All-epitaxial mode- and current-confined GaAs-based vertical-cavity surface-emitting lasers

Oxide-confined vertical-cavity surface-emitting laser (VCSEL) emerged as a very attractive light source due to its optical mode-confinement, simultaneous current-confinement, and the resulting low threshold. However, oxideconfinement has serious drawbacks due to the reliability issue and the strain problem among others. In this dissertation, a new all-epitaxial VCSEL with allsemiconductor structure and simultaneous mode- and current-confinement is introduced and aims at attacking the oxide-confined VCSEL limitations. The benefits of the new technology include high performance, reliability, uniformity and the capacity for intracavity patterning. VCSEL performance is mainly determined by how effectively photons and carriers are confined.

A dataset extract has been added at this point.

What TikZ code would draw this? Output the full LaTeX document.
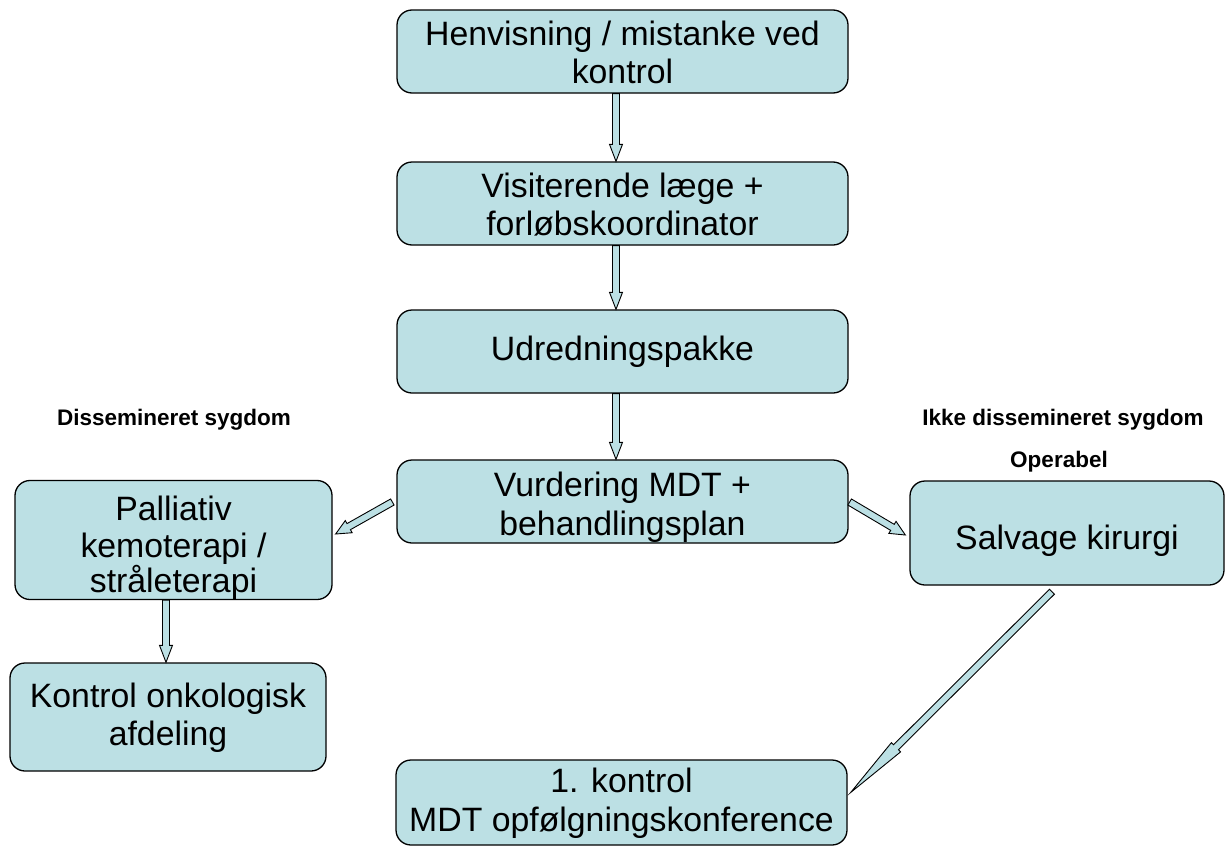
\documentclass[tikz,border=0pt]{standalone}
\usepackage{fontspec}
\setmainfont{Liberation Sans}
\usetikzlibrary{calc}
\definecolor{boxblue}{RGB}{188,224,228}
\tikzset{
  flowbox/.style={draw=black, line width=1.3pt, fill=boxblue, rounded corners=15pt,
    align=center, inner sep=0pt, font=\fontsize{33.8}{38.5}\selectfont},
  blockarrow/.style={draw=black, line width=0.9pt, fill=boxblue, line join=miter},
  sidelabel/.style={font=\fontsize{22.5}{26}\selectfont\bfseries, inner sep=0pt}
}
\newcommand\barrow[5]{%
  \path ($(#2)!#5!(#1)$) coordinate (hbase);
  \draw[blockarrow] ($(#1)!#3!90:(#2)$) -- ($(hbase)!#3!90:(#2)$) -- ($(hbase)!#4!90:(#2)$)
    -- (#2) -- ($(hbase)!#4!-90:(#2)$) -- ($(hbase)!#3!-90:(#2)$) -- ($(#1)!#3!-90:(#2)$) -- cycle;}
\newcommand\pushdown[1]{\rule{0pt}{\dimexpr 24pt+#1\relax}}
\begin{document}
\begin{tikzpicture}[x=1pt,y=-1pt]
\useasboundingbox (0,0) rectangle (1226,846);
\node[flowbox, minimum width=451pt, minimum height=83pt] (b1) at (622.5,51.5) {\pushdown{2pt}Henvisning / mistanke ved\\kontrol};
\node[flowbox, minimum width=451pt, minimum height=83pt] (b2) at (622.5,203.5) {\pushdown{3pt}Visiterende læge +\\forløbskoordinator};
\node[flowbox, minimum width=451pt, minimum height=83pt] (b3) at (622.5,351.5) {Udredningspakke};
\node[flowbox, minimum width=451pt, minimum height=83pt] (b4) at (622.5,501.5) {\pushdown{12pt}Vurdering MDT +\\behandlingsplan};
\node[flowbox, minimum width=317pt, minimum height=118pt] (pal) at (173.5,540) {\pushdown{16pt}Palliativ\\[-2pt]kemoterapi /\\[-3pt]stråleterapi};
\node[flowbox, minimum width=316pt, minimum height=108pt] (onk) at (168,717) {\pushdown{2pt}Kontrol onkologisk\\afdeling};
\node[flowbox, minimum width=314pt, minimum height=104pt] (salv) at (1067,533) {\pushdown{16pt}Salvage kirurgi};
\node[flowbox, minimum width=451pt, minimum height=85pt] (k1) at (621.5,802.5) {\pushdown{2pt}1. kontrol\\MDT opfølgningskonference};

\node[sidelabel] (l1) at (174,420) {Dissemineret sygdom};
\node[sidelabel] (l2) at (1063,420) {Ikke dissemineret sygdom};
\node[sidelabel] (l3) at (1059,462) {Operabel};

\coordinate (a1t) at ($(b1.south)+(-6.5,0)$);
\coordinate (a1h) at ($(b2.north)+(-6.5,0)$);
\coordinate (a2t) at ($(b2.south)+(-6.5,0)$);
\coordinate (a2h) at ($(b3.north)+(-6.5,0)$);
\coordinate (a3t) at ($(b3.south)+(-6.5,0)$);
\coordinate (a3h) at ($(b4.north)+(-6.5,0)$);
\coordinate (a4t) at ($(b4.west)+(-4,0.5)$);
\coordinate (a4h) at ($(pal.east)+(3,-6)$);
\coordinate (a5t) at ($(b4.east)+(1,0.5)$);
\coordinate (a5h) at ($(salv.west)+(-4,2)$);
\coordinate (a6t) at ($(pal.south)+(-7.5,0)$);
\coordinate (a6h) at ($(onk.north)+(-2,0)$);
\coordinate (a7t) at ($(salv.south)+(-15,6)$);
\coordinate (a7h) at ($(k1.east)+(3,-10)$);

\barrow{a1t}{a1h}{3.5pt}{6.5pt}{17pt}
\barrow{a2t}{a2h}{3.5pt}{6.5pt}{17pt}
\barrow{a3t}{a3h}{3.5pt}{6.5pt}{17pt}
\barrow{a6t}{a6h}{3.5pt}{6.5pt}{17pt}
\barrow{a4t}{a4h}{3.5pt}{7pt}{15pt}
\barrow{a5t}{a5h}{3.5pt}{7pt}{15pt}
\barrow{a7t}{a7h}{3.5pt}{6.5pt}{64pt}
\end{tikzpicture}
\end{document}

A lithographically defined intracavity phase-shifting mesa is used for mode confinement. Mesa height and placement in the cavity are carefully considered to achieve excellent optical loss control including both the diffraction loss and the scattering loss. A specially designed VCSEL incorporating the intracavity phase-shifting mesa successfully demonstrates mode-confinement. Selective interfacial Fermi-level pinning is used for currentconfinement. Regrowth on oxidized AlGaAs off the intracavity mesa results in Fermi-level pinning at the interface and a valance band barrier for holes, providing current blocking. Regrowth on oxidized AlGaAs is challenging. Factors considered for surface protection and controlling regrowth surface roughness are: (a) sacrificial layers, (b) the Al ratio in the AlGaAs to be regrown on, and (c) the regrowth temperature. An all-epitaxial mode- and current-confined GaAs-based VCSEL is fabricated and device performance is discussed. The ability to incorporate the intracavity patterns for perfect gain/mode matching and optical mode engineering in the all-epitaxial mode- and currentconfined VCSEL could greatly improve the lasing threshold and mode control. An all-epitaxial VCSEL incorporating the intracavity circular gratings is presented and the device performance is compared to a single intracavity mesa VCSEL fabricated on the same wafer.